Of course with these he could neither prevent the crossing nor defend the province. Syria was overrun by the Parthians, and all Western Asia trembled. But the Parthians did not understand the besieging of towns. They not only retreated from Antioch, into which Cassius had thrown himself with his troops, without having accomplished their object, but they were on their retreat along the Orontes allured into an ambush by Cassius' cavalry and there severely handled by the Roman infantry; prince Osaces was himself among the slain. Friend and foe thus perceived that the Parthian army under an ordinary general and on ordinary ground was not capable of much more than any other Oriental army. However, the attack was not abandoned. Still during the winter of 703-704 Pacorus lay encamped in Cyrrhestica on this side of the Euphrates; and the new governor of Syria, Marcus Bibulus, as wretched a general as he was an incapable statesman, knew no better course of action than to shut himself up in his fortresses. It was generally expected that the war would break out in 704 with renewed fury. But instead of turning his arms against the Romans, Pacorus turned against his own father, and accordingly even entered into an understanding with the Roman governor. Thus the stain was not wiped from the shield of Roman honour, nor was the reputation of Rome restored in the east; but the Parthian invasion of Western Asia was over, and the Euphrates boundary was, for the time being at least, retained.

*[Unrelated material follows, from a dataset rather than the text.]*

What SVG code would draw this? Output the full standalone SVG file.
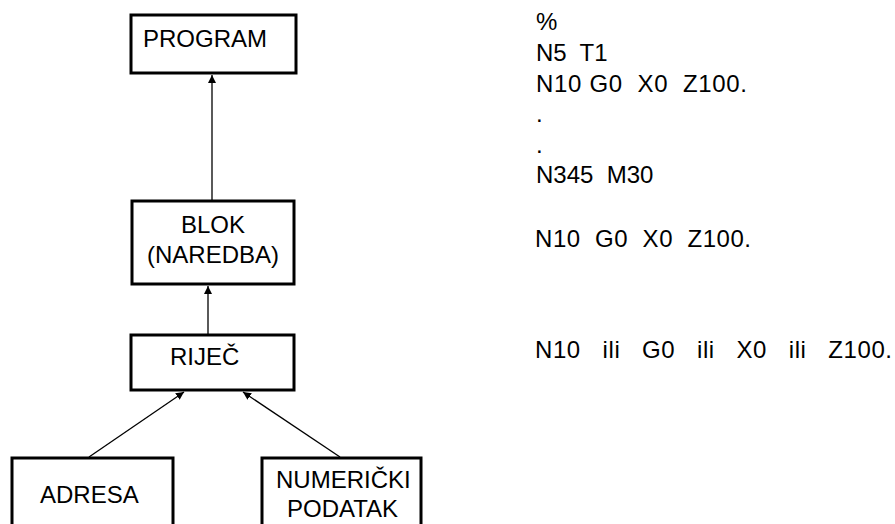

In Rome meanwhile the periodical volcano of revolution was whirling upward its clouds of stupefying smoke. The Romans began to have no longer a soldier or a denarius to be employed against the public foe - no longer a thought for the destinies of the nations. It is one of the most dreadful signs of the times, that the huge national disaster of Carrhae and Sinnaca gave the politicians of that time far less to think and speak of than that wretched tumult on the Appian road, in which, a couple of months after Crassus, Clodius the partisan-leader perished; but it is easily conceivable and almost excusable. The breach between the two regents, long felt as inevitable and often announced as near, was now assuming such a shape that it could not be arrested. Like the boat of the ancient Greek mariners' tale, the vessel of the Roman community now found itself as it were between two rocks swimming towards each other; expecting every moment the crash of collision, those whom it was bearing, tortured by nameless anguish, into the eddying surge that rose higher and higher were benumbed; and, while every slightest movement there attracted a thousand, eyes, no one ventured to give a glance to the right or the left.

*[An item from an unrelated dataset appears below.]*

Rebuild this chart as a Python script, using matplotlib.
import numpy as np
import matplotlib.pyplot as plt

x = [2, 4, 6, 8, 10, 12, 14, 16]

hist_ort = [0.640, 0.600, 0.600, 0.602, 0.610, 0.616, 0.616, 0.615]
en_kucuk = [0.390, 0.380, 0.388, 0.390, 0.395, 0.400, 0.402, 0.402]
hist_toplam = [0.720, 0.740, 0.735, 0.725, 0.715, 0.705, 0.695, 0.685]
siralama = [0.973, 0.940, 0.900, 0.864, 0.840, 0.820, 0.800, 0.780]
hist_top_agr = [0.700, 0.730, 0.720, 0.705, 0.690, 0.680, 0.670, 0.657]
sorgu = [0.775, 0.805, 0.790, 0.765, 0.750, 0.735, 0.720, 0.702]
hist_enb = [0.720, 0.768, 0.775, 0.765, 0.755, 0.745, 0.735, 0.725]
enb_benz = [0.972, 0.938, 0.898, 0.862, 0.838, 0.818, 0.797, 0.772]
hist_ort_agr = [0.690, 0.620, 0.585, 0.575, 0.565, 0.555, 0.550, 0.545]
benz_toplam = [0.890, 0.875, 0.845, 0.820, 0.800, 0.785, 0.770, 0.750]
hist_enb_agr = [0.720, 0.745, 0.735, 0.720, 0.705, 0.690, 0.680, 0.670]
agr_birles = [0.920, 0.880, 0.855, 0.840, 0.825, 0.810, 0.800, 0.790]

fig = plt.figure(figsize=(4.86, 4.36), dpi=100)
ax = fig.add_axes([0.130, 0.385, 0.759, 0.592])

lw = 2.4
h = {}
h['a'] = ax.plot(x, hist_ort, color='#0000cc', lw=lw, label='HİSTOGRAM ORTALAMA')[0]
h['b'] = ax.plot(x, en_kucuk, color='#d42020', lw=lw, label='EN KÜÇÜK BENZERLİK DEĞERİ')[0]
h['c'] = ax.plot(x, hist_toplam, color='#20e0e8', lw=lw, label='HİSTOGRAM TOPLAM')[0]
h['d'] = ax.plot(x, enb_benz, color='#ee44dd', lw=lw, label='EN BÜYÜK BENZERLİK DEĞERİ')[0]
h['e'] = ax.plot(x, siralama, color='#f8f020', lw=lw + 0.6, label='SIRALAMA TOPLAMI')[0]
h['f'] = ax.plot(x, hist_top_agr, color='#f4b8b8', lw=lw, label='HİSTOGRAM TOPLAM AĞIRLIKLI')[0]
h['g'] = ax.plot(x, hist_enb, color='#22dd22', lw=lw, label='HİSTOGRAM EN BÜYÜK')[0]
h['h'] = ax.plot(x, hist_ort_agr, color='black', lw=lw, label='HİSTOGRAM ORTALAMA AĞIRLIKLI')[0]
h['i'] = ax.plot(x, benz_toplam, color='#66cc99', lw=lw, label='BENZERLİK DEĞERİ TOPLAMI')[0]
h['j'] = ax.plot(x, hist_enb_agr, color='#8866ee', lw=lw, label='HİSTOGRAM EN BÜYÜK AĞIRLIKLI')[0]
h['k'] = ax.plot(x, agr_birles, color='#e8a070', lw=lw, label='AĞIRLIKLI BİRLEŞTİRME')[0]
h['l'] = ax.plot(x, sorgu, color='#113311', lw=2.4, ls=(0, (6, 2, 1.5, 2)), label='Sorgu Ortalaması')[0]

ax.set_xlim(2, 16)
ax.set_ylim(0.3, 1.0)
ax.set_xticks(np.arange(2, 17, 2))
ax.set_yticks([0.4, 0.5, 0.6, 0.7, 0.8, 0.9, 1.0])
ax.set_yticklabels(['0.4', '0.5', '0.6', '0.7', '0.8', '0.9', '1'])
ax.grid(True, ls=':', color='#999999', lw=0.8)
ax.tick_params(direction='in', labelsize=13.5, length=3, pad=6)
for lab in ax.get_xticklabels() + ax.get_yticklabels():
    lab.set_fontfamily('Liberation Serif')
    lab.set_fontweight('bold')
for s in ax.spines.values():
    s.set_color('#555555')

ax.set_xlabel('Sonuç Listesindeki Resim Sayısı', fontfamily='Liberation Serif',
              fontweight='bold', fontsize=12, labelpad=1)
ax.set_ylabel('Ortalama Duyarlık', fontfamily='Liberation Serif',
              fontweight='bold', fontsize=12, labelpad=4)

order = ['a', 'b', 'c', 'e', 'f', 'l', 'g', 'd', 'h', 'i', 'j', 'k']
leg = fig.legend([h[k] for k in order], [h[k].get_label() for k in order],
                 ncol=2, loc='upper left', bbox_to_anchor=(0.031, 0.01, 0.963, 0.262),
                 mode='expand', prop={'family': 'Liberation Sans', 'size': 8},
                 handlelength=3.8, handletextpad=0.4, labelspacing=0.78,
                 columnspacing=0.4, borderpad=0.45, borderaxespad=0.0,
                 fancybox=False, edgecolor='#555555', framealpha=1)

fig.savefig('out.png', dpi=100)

After Caesar had, at the conference of Luca in April 698, agreed to considerable concessions as regarded Pompeius, and the regents had thus placed themselves substantially on a level, their relation was not without the outward conditions of durability, so far as a division of the monarchical power - in itself indivisible - could be lasting at all. It was a different question whether the regents, at least for the present, were determined to keep together and mutually to acknowledge without reserve their title to rank as equals. That this was the case with Caesar, in so far as he had acquired the interval necessary for the conquest of Gaul at the price of equalization with Pompeius, has been already set forth.

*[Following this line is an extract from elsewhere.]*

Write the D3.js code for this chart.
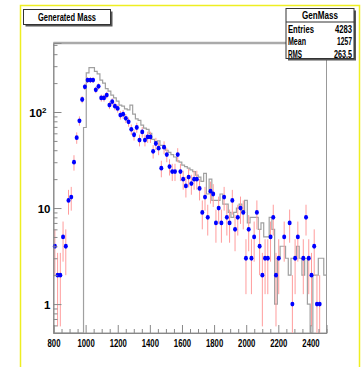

But Pompeius was hardly ever, even provisionally, in earnest with the collegiate scheme. His was one of those petty and mean natures, towards which it is dangerous to practise magnanimity; to his paltry spirit it appeared certainly a dictate of prudence to supplant at the first opportunity his reluctantly acknowledged rival, and his mean soul thirsted after a possibility of retaliating on Caesar for the humiliation which he had suffered through Caesar's indulgence. But while it is probable that Pompeius in accordance with his dull and sluggish nature never properly consented to let Caesar hold a position of equality by his side, yet the design of breaking up the alliance doubtless came only by degrees to be distinctly entertained by him. At any rate the public, which usually saw better through the views and intentions of Pompeius than he did himself, could not be mistaken in thinking that at least with the death of the beautiful Julia - who died in the bloom of womanhood in the autumn of 700 and was soon followed by her only child to the tomb - the personal relation between her father and her husband was broken up. Caesar attempted to re-establish the ties of affinity which fate had severed; he asked for himself the hand of the only daughter of Pompeius, and offered Octavia, his sister's grand-daughter, who was now his nearest relative, in marriage to his fellow-regent; but Pompeius left his daughter to her existing husband Faustus Sulla the son of the regent, and he himself married the daughter of Quintus Metellus Scipio. The personal breach had unmistakeably begun, and it was Pompeius who drew back his hand. It was expected that a political breach would at once follow; but in this people were mistaken; in public affairs a collegiate understanding continued for a time to subsist. The reason was, that Caesar did not wish publicly to dissolve the relation before the subjugation of Gaul was accomplished, and Pompeius did not wish to dissolve it before the governing authorities and Italy should be wholly reduced under his power by his investiture with the dictatorship.
It is singular, but yet readily admits of explanation, that the regents under these circumstances supported each other; Pompeius after the disaster of Aduatuca in the winter of 700 handed over one of his Italian legions that were dismissed on furlough by way of loan to Caesar; on the other hand Caesar granted his consent and his moral support to Pompeius in the repressive measures which the latter took against the stubborn republican opposition.
It was only after Pompeius had in this way procured for himself at the beginning of 702 the undivided consulship and an influence in the capital thoroughly outweighing that of Caesar, and after all the men capable of arms in Italy had tendered their military oath to himself personally and in his name, that he formed the resolution to break as soon as possible formally with Caesar; and the design became distinctly enough apparent. That the judicial prosecution which took place after the tumult on the Appian Way lighted with unsparing severity precisely on the old democratic partisans of Caesar[12], might perhaps pass as a mere awkwardness. That the new law against electioneering intrigues, which had retrospective effect as far as 684, included also the dubious proceedings at Caesar's candidature for the consulship[13], might likewise be nothing more, although not a few Caesarians thought that they perceived in it a definite design. But people could no longer shut their eyes, however willing they might be to do so, when Pompeius did not select for his colleague in the consulship his former father-in-law Caesar, as was fitting in the circumstances of the case and was in many quarters demanded, but associated with himself a puppet wholly dependent on him in his new father-in-law Scipio[14]; and still less, when Pompeius at the same time got the governorship of the two Spains continued to him for five years more, that is to 709, and a considerable fixed sum appropriated from the state-chest for the payment of his troops, not only without stipulating for a like prolongation of command and a like grant of money to Caesar, but even while labouring ulteriorly to effect the recall of Caesar before the term formerly agreed on through the new regulations which were issued at the same time regarding the holding of the governorships.